Legal Aid lawyers representing a dozen or so arrestees say their clients were merely relieving themselves when an officer in plain clothes came up to the stall next to them, looked over and smirked. Next thing they knew, they were being carried away in handcuffs.

“I wore a leather jacket, fitted clothes. I guess that fits the description of a homosexual male,” one arrestee told the Times. “I was like, O.K., although I’m gay, I wasn’t doing anything.” For anyone who doubts the New York police are targeting gay men, the cops even have a nickname for the upstanding guy hitting on people in the bathroom: “the gay whisperer.”

New York’s chief of police acknowledges his agents aren’t targeting gay men because anyone is complaining.
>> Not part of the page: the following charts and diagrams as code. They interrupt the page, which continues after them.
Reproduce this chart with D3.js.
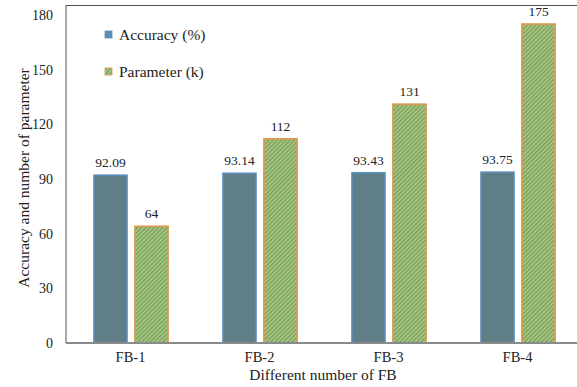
<!DOCTYPE html>
<html>
<head>
<meta charset="utf-8">
<script src="https://cdn.jsdelivr.net/npm/d3@7"></script>
<style>
  html, body { margin: 0; padding: 0; background: #fff; }
  svg { display: block; }
  svg text { font-family: "Liberation Serif", "Times New Roman", serif !important; fill: #222; }
</style>
</head>
<body>
<svg id="chart" width="577" height="387"></svg>
<script>
// Feature-block variants and their results
const categories = ["FB-1", "FB-2", "FB-3", "FB-4"];
const accuracy = [92.09, 93.14, 93.43, 93.75];
const parameters = [64, 112, 131, 175];
const yTicks = [0, 30, 60, 90, 120, 150, 180];
const seriesNames = ["Accuracy (%)", "Parameter (k)"];

(function draw() {
  const svg = d3.select("#chart");
  const W = 577;
  const plotLeft = 66, plotRight = 582, plotTop = 15, plotBottom = 343, frameTop = 5;
  const serif = "'Liberation Serif', 'Times New Roman', serif";

  // hatch pattern for the parameter bars
  const defs = svg.append("defs");
  const pat = defs.append("pattern")
    .attr("id", "hatch")
    .attr("patternUnits", "userSpaceOnUse")
    .attr("width", 3).attr("height", 3)
    .attr("patternTransform", "rotate(45)");
  pat.append("rect").attr("width", 3).attr("height", 3).attr("fill", "#b4cc8e");
  pat.append("rect").attr("width", 1.6).attr("height", 3).attr("fill", "#77a257");

  const x = d3.scaleBand().domain(categories).range([plotLeft, plotRight]).paddingInner(0).paddingOuter(0);
  const y = d3.scaleLinear().domain([0, 180]).range([plotBottom, plotTop]);

  // frame
  svg.append("line").attr("x1", plotLeft).attr("x2", plotLeft).attr("y1", frameTop).attr("y2", plotBottom)
    .attr("stroke", "#555").attr("stroke-width", 1);
  svg.append("line").attr("x1", plotLeft).attr("x2", W).attr("y1", frameTop + 0.5).attr("y2", frameTop + 0.5)
    .attr("stroke", "#555").attr("stroke-width", 1);

  // y axis labels
  const yAxis = d3.axisLeft(y).tickValues(yTicks).tickSize(0).tickPadding(13);
  const gy = svg.append("g").attr("transform", `translate(${plotLeft},0)`).call(yAxis)
    .attr("font-family", serif);
  gy.select(".domain").remove();
  gy.selectAll("text").style("font-family", serif).attr("font-size", 14).attr("fill", "#222");

  // bars
  const barW = 33, gap = 7;
  const groups = svg.append("g").selectAll("g").data(categories).join("g")
    .attr("transform", d => `translate(${x(d) + x.bandwidth() / 2},0)`);

  groups.append("rect")
    .attr("x", -gap / 2 - barW)
    .attr("y", (d, i) => y(accuracy[i]))
    .attr("width", barW)
    .attr("height", (d, i) => y(0) - y(accuracy[i]))
    .attr("fill", "#5f7e86")
    .attr("stroke", "#5b8dba").attr("stroke-width", 1.6);

  groups.append("rect")
    .attr("x", gap / 2 + 1)
    .attr("y", (d, i) => y(parameters[i]))
    .attr("width", barW)
    .attr("height", (d, i) => y(0) - y(parameters[i]))
    .attr("fill", "url(#hatch)")
    .attr("stroke", "#d89a52").attr("stroke-width", 1.8);

  // value labels
  groups.append("text")
    .style("font-family", serif)
    .attr("x", -gap / 2 - barW / 2)
    .attr("y", (d, i) => y(accuracy[i]) - 8)
    .attr("text-anchor", "middle").attr("font-size", 13.5)
    .text((d, i) => accuracy[i].toFixed(2));

  groups.append("text")
    .style("font-family", serif)
    .attr("x", gap / 2 + barW / 2 + 1)
    .attr("y", (d, i) => y(parameters[i]) - 8)
    .attr("text-anchor", "middle").attr("font-size", 13.5)
    .text((d, i) => parameters[i]);

  // baseline
  svg.append("line").attr("x1", plotLeft).attr("x2", W).attr("y1", plotBottom).attr("y2", plotBottom)
    .attr("stroke", "#8a8a8a").attr("stroke-width", 2);

  // x axis labels
  const xAxis = d3.axisBottom(x).tickSize(0).tickPadding(9);
  const gx = svg.append("g").attr("transform", `translate(0,${plotBottom})`).call(xAxis)
    .attr("font-family", serif);
  gx.select(".domain").remove();
  gx.selectAll("text").style("font-family", serif).attr("font-size", 14.5).attr("fill", "#222");

  // axis titles
  svg.append("text").style("font-family", serif).attr("x", 323).attr("y", 380).attr("text-anchor", "middle")
    .attr("font-size", 15.5).text("Different number of FB");
  svg.append("text").style("font-family", serif).attr("transform", "translate(29,178) rotate(-90)")
    .attr("text-anchor", "middle").attr("font-size", 15.5).text("Accuracy and number of parameter");

  // legend
  const legend = svg.append("g");
  const legendY = [35, 72];
  const legendFill = ["#5b8dba", "url(#hatch)"];
  const legendStroke = ["#5b8dba", "#d89a52"];
  seriesNames.forEach((name, i) => {
    legend.append("rect").attr("x", 105).attr("y", legendY[i] - 4).attr("width", 7).attr("height", 7)
      .attr("fill", legendFill[i]).attr("stroke", legendStroke[i]).attr("stroke-width", 0.8);
    legend.append("text").style("font-family", serif).attr("x", 119).attr("y", legendY[i] + 5)
      .attr("font-size", 15.5).text(name);
  });
})();
</script>
</body>
</html>
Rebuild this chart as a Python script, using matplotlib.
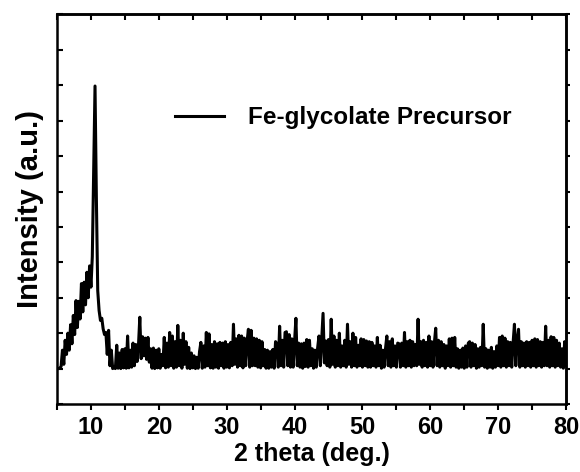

Rather, it’s on account of a law-enforcement strategy known as “broken windows” policing. Begun during the tenure of former Mayor Rudy Giuliani, it calls for law enforcement to aggressively prosecute innocuous quality-of-life infractions under the theory that small crimes lead to bigger ones. Together with New York Police Department arrest quotas, “broken windows” has led officers to enforce victimless, essentially harmless crimes to the point of harassment.

“Broken windows” has never been shown to conclusively prevent serious crime. What it does for sure is sow distrust between the police and their targets, in this case the gay community.